Unraveling of colourful knitted garment

Knitters among us know that you can spend a long time knitting, purling, slipping stitches over and dropping them to create beautiful patterns in knitwear. Big chunky wool for a winter sweater, nubbed cotton for a shawl to throw over your shoulders in the summer or fine, soft yarn for a baby’s layette, it’s all wonderful to work with. 

To be honest with you, it’ s been a long time since I’ve tackled a knitting project as big as a full sweater. For the past few winters, scarves, mittens and toques have been all I’ve been prepared to take on. Nevertheless, I appreciate the workmanship that goes into a beautiful handknit project, because I know what goes into it.

I love that knitting is forgiving – far more than sewing. Once you’ve cut that beautiful one-of-a-kind fabric you’re stuck with it. There’s no going back. But with knitting, if you find a mistake, you can go back a few rows and fix it up. I think that’s why I like it. It’s a bit like my approach to life. If it’s not perfect the first time, you can have another go at it. And you can even cheat a little – I’ve been known to use a crochet hook and go down a few rows in the middle and put it back together – just don’t tell my mother!

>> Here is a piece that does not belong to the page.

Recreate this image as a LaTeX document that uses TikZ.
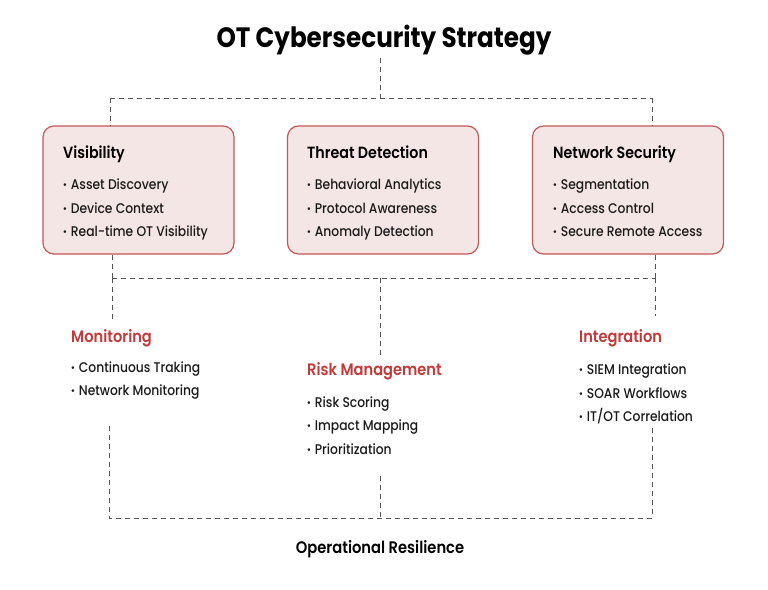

Here’s the tough bit though. Once the hours (and hours!) of loving work are over and the knitted piece is done, it only takes one nasty snag to break the wool. With children, sometimes that happens fast. And little fingers, unable to leave that free yarn alone, start to pick at it. Unless it’s tied off quickly, the rows come quickly unravelled. Kinked-up yarn piles up beside you until you can hardly remember the original shape.

Sometimes that’s a bit like life too. Picture perfect lives get turned upside down and if they’re not tended to quickly, can come apart – and the parts don’t resemble the whole at all. Countries have civil wars and may never come back together. Left and right wing politicians and their followers, who once co-existed with respect for each others’ positions get entrenched and civility breaks down.

But back to the knitting. The one great thing about that unravelled pile of yarn is that it can be knitted back up – into any shape you want. You can recreate what was broken, or you can start all over again and create another beautiful garment. Sweaters can turn into scarves, scarves into mittens, blankets into shawls. And that’s okay.

And that’s the beauty of life too. One wrong move, one broken relationship, one political argument – with willingness and humility, each one of them can be mended, and a new future knit together.